George and Katherine Davis must be really big believers in geographical diversification. So much so that they decided to sue the state of Kentucky, alleging that the state's taxation of out-of-state municipal bond interest but not in-state interest was unconstitutional. The case is now to be heard by the Supreme Court some time either this Fall or next Spring. Its official name is Department of Revenue of Finance and Administration Cabinet, Commonwealth of Kentucky v. George W. Davis.

Lower courts had ruled for Davis, under the theory that Kentucky's taxation policy (which is similar in the majority of states) violates the so-called "dormant commerce clause." In essence, that clause prohibits the states from enacting laws that favor in-state commerce over out-of-state commerce, under the presumption that the Federal government has sole authority over interstate commerce. In this case, Kentucky is favoring in-state commerce by exempting its own bonds from taxation but not out-of-state bonds. I note that there is no "dormant commerce clause" in the Constitution itself, but it is a precedent that dates back to John Marshall.
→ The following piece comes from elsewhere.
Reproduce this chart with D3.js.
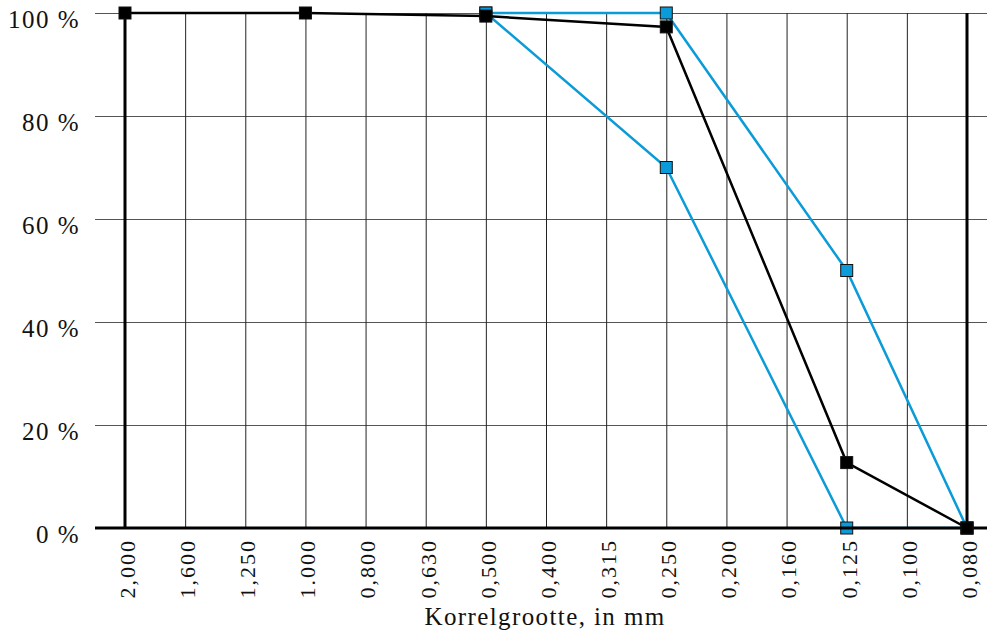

The impact on the municipal market will be significant. Currently, most municipal bond investors have a strong incentive to own bonds issued in their own state. Bonds issued within higher tax states (California, New York, Massachusetts, etc.) are considerably more valued than bonds in low tax states (Texas). The difference between a similar structured bond from California versus Texas is typically 20-40bps. It will also have a major impact on the marketing of bond investment management services. A large percentage of municipal bond funds currently marketed are state specific. If there ceased to be a tax advantage, investors would obviously prefer the diversification of a national portfolio.
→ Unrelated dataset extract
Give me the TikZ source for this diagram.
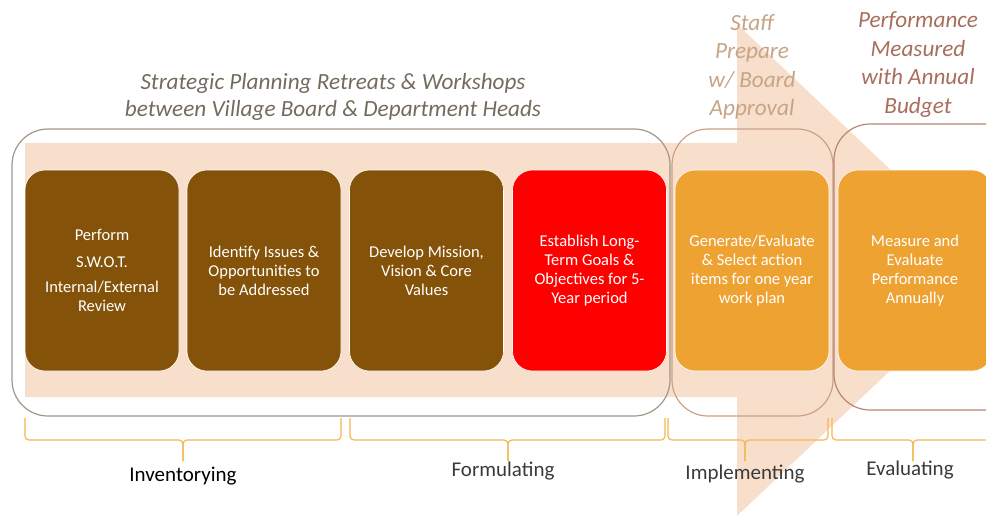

The prevailing opinion on Wall Street is that the Court will find some way to strike down the lower court ruling and uphold the status quo. I'm no lawyer, but I have read a fair amount on this case. And logic and precedent seem to be on the Davis' side. In a recent dormant commerce clause ruling, United Haulers v. Oneida-Herkimer, SCOTUS ruled that it's okay for local governments to discriminate against out-of-state commerce when it is intended to benefit a municipal authority, and the municipal authority is serving a legitimate public good which cannot be achieved otherwise. Some are saying that this case is precedent for the Davis' case being overturned, as it hinged on the public versus private sector.

I'm not so sure, and neither are law professors Ethan Yale of Georgetown and Brian Galle of Florida State. They note that the Court has historically been "skeptical of discriminatory laws that shield state officials from the pressure of competition with activities undertaken by other states." That is exactly what we have here. Bond issuers are competing with other issuers for lendable funds. A high-tax state has their lending rate subsidized through the state exemption, thus reducing dramatically the competition. Notice that many of the higher-tax states have weaker credit ratings compared with other states (California, New York, Puerto Rico). They can get away with this because their bonds are in high demand from local investors.

I note, however that two Justices don't believe in the dormant commerce clause at all: Thomas and Scalia. They said as much in their opinions in United Haulers. I would therefore say there are two automatic votes to overturn the lower courts ruling in the Kentucky case. Also in United Haulers, many observers thought that opinion written by Roberts, Souter, Ginsburg, and Breyer was actually complicating the dormant commerce clause.

If you have two voters who will strike no matter what, and four who are willing to venture out on a legal limb, then just maybe we will keep the status quo.